Ali se encontram, também, as imagens do projeto “Game over”, exposição produzida em parceria com o grupo Planet Art Exchange (organização baseada no Reino Unido, sobre estratégias de resistência para defender as aspirações reais da revolução tunisiana), que reúne o trabalho de quarto artistas revolucionários  – Wassim Ghozlani, Sameh Arfaoui, Amine Landoulsi e Hamideddine Bouali e a intervenção de Amira Aleya,  professor de história nacional na Universidade Manuba, da Tunísia. A mostra traz 50 trabalhos sobre os primeiros momentos dos conflitos tunisianos até a queda de Ben Ali, ditador tunisiano.

Também, podem ser vistos ali pôsteres, stencils e graffitis, resultados de expressões da arte de rua do Cairo, feitos por Ganzeer,.E, ainda, Tahrir!”, exposição fotográfica que esteve em cartaz em abril na Galeria de Fotos da Universidade Americana do Cairo. O projeto reúne imagens de 20 fotógrafos com registros de momentos do Egito desde 25 de janeiro, o primeiro dos protestos que derrubaram o ditador Mubarak.

Segundo Demétrio Portugal, “A temática do Oriente Médio e do Norte da África está relacionada ao debate da questão do “poder de mudança” que o povo tem e a dignidade de fazê-lo por meios pacifistas e em prol dos direitos humanos e dos cidadãos – colocando questões religiosas, étnicas e de classe em segundo plano… É um processo de geração de conteúdo, confiança, construção de rede de contatos e troca entre culturas num dos momentos mais transformadores de uma sociedade que, no caso do Egito, representa também uma das civilizações mais antigas do mundo. A “Expressões Revolucionárias”, portanto, é o reflexo e o compartilhamento de toda essa experiência.”

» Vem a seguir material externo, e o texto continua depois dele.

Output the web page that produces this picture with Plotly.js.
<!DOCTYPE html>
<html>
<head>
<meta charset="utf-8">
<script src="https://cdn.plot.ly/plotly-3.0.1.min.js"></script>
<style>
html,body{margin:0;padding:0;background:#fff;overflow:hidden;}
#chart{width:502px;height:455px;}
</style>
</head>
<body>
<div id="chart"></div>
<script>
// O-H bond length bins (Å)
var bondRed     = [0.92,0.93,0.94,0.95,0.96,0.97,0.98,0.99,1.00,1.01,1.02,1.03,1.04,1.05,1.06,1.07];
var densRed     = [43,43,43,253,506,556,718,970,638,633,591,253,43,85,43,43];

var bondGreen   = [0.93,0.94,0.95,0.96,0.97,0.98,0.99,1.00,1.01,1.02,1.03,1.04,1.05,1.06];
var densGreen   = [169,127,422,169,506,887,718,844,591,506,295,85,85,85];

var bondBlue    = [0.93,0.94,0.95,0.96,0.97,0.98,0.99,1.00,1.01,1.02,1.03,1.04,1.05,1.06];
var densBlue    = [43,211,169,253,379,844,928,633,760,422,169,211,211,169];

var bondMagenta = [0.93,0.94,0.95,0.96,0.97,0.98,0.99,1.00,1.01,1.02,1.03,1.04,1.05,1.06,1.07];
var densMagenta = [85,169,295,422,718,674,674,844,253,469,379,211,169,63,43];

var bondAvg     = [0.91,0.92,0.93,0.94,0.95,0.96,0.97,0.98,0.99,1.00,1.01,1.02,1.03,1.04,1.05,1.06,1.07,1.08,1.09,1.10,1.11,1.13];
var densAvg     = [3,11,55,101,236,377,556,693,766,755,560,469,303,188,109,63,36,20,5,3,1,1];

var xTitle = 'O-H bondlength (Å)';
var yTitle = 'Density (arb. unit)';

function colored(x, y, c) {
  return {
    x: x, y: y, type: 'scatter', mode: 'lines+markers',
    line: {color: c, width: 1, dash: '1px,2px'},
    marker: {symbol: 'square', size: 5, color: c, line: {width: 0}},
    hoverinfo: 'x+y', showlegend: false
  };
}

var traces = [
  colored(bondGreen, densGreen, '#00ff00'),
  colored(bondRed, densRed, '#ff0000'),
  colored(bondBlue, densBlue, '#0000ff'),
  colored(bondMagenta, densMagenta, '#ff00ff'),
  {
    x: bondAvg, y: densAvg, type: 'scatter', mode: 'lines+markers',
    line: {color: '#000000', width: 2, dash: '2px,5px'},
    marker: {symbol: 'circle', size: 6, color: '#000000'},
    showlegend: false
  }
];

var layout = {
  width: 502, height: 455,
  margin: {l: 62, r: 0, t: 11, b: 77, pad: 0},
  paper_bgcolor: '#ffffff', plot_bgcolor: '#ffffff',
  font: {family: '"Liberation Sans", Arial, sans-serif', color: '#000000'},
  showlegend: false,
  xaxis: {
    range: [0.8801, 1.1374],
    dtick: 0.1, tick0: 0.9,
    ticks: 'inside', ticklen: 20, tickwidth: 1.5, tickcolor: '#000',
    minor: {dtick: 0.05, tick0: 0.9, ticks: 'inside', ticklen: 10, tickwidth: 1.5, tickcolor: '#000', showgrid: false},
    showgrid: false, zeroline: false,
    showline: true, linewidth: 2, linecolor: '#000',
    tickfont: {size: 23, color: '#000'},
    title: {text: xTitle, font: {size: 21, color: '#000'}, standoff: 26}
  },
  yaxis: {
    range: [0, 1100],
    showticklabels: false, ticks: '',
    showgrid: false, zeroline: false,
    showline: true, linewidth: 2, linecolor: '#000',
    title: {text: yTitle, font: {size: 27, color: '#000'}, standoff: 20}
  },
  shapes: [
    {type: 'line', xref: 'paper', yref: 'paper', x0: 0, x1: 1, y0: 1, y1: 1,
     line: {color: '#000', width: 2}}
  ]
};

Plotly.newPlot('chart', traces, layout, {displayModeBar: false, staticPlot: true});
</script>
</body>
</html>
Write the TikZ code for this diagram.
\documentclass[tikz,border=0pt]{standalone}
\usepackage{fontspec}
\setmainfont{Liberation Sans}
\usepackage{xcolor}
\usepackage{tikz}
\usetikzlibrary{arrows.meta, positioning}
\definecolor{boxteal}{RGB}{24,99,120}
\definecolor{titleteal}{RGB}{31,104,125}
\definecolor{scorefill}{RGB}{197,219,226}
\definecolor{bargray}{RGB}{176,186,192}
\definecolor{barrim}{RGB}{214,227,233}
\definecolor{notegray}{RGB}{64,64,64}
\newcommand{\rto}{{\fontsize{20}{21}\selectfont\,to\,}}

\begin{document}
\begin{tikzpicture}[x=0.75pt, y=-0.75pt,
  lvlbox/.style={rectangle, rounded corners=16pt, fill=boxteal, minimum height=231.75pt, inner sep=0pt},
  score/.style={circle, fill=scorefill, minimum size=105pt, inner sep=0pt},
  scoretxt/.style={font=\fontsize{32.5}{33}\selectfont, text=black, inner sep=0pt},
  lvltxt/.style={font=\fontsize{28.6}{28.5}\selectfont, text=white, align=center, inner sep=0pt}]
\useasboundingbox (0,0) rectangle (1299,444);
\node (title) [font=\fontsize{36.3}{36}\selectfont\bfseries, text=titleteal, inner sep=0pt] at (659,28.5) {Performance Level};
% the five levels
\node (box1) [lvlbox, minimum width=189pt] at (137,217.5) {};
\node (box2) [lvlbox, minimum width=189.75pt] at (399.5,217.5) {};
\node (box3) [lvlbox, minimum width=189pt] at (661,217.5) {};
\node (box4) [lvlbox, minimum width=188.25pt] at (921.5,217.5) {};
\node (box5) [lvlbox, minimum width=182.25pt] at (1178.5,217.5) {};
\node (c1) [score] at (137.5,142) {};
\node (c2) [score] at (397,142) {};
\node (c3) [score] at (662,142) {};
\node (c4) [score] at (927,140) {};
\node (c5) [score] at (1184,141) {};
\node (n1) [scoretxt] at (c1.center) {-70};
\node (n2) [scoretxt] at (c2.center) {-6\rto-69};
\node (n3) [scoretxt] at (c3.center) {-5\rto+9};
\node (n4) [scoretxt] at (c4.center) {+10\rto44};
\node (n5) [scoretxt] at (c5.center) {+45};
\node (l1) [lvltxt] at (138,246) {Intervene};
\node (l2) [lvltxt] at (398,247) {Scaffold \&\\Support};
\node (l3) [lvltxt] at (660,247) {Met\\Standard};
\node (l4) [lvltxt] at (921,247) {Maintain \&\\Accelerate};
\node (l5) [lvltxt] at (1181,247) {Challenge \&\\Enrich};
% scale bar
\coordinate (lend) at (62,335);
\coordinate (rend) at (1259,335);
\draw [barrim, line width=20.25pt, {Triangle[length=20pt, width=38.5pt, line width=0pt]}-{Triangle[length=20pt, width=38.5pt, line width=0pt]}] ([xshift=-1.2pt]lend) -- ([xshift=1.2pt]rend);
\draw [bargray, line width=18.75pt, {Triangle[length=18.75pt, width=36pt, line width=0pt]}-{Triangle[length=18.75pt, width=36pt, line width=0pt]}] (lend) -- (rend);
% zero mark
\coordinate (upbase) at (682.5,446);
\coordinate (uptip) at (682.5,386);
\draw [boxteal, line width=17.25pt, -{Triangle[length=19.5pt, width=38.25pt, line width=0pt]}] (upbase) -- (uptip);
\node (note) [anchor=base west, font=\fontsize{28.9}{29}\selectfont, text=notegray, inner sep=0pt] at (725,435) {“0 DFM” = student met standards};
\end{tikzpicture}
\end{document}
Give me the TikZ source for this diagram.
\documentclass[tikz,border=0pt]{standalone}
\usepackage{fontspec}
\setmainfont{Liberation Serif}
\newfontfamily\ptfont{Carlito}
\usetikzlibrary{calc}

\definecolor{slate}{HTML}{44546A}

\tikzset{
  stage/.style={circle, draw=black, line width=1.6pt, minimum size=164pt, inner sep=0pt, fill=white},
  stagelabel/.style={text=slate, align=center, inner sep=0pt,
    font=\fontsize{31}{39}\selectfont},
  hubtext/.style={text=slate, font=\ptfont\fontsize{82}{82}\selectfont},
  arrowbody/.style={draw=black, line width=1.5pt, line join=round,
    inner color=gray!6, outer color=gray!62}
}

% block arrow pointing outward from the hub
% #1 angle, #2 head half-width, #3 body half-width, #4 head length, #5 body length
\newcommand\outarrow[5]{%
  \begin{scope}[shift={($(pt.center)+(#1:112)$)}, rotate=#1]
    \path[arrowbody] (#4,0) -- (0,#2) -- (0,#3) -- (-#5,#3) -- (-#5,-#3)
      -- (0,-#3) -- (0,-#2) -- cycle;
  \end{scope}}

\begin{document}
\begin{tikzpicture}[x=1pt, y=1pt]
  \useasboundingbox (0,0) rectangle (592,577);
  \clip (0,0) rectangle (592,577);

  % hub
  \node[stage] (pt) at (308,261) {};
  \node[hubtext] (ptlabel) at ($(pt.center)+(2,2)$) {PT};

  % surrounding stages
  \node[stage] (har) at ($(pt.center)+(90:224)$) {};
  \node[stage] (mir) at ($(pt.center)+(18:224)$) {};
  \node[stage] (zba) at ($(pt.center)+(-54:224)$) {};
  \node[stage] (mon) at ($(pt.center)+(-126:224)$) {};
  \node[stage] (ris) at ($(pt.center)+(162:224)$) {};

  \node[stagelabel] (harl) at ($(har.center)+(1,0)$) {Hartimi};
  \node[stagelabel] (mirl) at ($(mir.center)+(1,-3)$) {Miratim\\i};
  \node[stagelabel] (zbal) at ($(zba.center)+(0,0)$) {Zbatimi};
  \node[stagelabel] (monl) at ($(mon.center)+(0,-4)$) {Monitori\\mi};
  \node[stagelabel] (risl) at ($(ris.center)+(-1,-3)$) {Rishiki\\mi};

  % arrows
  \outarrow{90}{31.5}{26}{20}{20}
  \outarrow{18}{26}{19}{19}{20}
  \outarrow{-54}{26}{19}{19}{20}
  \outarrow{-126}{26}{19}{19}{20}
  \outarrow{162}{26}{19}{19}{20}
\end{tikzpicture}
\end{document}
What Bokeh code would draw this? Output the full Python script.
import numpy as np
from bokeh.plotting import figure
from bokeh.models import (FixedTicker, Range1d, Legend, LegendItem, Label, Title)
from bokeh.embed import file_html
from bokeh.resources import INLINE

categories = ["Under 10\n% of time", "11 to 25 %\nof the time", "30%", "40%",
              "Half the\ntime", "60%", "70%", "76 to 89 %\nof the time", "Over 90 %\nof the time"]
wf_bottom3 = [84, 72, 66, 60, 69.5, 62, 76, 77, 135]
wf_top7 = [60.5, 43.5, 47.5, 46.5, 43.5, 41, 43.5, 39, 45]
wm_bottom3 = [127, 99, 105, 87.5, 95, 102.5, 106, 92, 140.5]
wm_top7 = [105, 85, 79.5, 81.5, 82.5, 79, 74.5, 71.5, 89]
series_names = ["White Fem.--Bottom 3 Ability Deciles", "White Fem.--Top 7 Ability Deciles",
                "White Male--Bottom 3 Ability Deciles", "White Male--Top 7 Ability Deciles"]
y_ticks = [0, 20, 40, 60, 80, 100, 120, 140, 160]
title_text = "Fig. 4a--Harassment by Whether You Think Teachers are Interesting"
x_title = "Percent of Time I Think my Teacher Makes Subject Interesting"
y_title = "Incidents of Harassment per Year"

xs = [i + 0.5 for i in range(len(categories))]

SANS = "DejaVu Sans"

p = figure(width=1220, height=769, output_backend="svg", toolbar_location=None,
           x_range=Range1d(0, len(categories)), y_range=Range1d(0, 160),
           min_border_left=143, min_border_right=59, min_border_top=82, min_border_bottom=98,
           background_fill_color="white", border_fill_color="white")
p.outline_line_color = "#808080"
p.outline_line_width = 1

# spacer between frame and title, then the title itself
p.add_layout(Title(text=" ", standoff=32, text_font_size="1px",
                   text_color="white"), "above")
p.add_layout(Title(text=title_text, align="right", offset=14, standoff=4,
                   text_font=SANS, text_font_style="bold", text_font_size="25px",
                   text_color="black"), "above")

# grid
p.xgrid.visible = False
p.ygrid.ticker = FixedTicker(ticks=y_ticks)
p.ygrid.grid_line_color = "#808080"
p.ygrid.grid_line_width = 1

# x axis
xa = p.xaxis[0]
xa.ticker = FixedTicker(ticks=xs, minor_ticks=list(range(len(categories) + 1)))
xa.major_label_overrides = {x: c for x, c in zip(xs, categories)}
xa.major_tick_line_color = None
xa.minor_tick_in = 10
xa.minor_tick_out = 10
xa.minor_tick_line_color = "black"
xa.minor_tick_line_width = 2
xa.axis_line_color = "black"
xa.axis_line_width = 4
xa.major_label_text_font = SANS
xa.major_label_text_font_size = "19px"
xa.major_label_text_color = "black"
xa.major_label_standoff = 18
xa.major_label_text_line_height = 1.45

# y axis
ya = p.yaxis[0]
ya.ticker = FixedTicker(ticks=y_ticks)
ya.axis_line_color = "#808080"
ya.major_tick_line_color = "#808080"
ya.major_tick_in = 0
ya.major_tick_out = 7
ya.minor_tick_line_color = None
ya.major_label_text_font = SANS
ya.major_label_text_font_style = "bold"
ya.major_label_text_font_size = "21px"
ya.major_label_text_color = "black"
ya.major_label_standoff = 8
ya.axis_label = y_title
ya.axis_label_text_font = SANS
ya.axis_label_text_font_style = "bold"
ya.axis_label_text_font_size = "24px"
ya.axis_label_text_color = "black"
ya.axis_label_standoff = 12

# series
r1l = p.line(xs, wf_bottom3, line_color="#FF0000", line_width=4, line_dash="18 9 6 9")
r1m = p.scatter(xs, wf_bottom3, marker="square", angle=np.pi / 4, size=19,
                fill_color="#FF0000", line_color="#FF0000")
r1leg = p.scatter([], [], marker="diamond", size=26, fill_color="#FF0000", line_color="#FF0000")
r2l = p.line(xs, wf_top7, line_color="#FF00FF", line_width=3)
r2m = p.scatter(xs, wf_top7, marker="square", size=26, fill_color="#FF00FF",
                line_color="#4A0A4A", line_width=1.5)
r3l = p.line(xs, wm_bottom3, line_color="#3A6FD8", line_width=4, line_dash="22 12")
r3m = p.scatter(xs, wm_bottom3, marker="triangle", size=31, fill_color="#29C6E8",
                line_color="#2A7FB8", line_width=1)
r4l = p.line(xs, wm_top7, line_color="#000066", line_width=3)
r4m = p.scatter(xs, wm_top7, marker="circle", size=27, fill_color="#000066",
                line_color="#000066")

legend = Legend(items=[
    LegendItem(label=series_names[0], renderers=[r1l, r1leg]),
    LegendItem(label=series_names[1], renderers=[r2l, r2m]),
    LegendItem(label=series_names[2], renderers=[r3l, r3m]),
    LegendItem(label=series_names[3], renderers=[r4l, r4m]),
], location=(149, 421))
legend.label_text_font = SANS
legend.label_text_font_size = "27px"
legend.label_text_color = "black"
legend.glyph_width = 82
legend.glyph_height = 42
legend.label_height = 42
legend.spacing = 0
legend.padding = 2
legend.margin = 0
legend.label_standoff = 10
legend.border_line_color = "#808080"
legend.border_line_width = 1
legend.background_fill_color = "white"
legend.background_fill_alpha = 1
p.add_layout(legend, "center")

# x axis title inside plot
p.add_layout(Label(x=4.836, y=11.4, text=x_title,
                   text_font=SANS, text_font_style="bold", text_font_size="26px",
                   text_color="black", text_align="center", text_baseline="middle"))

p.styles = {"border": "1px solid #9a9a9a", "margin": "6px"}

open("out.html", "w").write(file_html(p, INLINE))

Comentando para o Canal Contemporâneo a grande mostra “Documenta”, recentemente inaugurada em Cassel, na Alemanha, Daniela Bousso afirma: “ Há uma urgência em recusar o atual estado das coisas e, pelas vias da arte, propor espaços de expressão libertária que parecem, loucamente, querer retomar as utopias perdidas do maio de 1968. Um dia John Lennon declarou: “”O sonho acabou” e seguimos meio que anestesiados pela vida afora, entre o inconformismo e o conformismo, nós e também a arte, por meio século. E se o sonho de fato não tivesse acabado, mas apenas adormecido, e agora?” Talvez um comentário semelhante possa ser utilizado em todos os diferentes momentos e formas em que a arte, hoje, perpassa o social, abandonando seu reduto museológico para se enredar no mundo, fazendo política em inúmeras novas tipologias.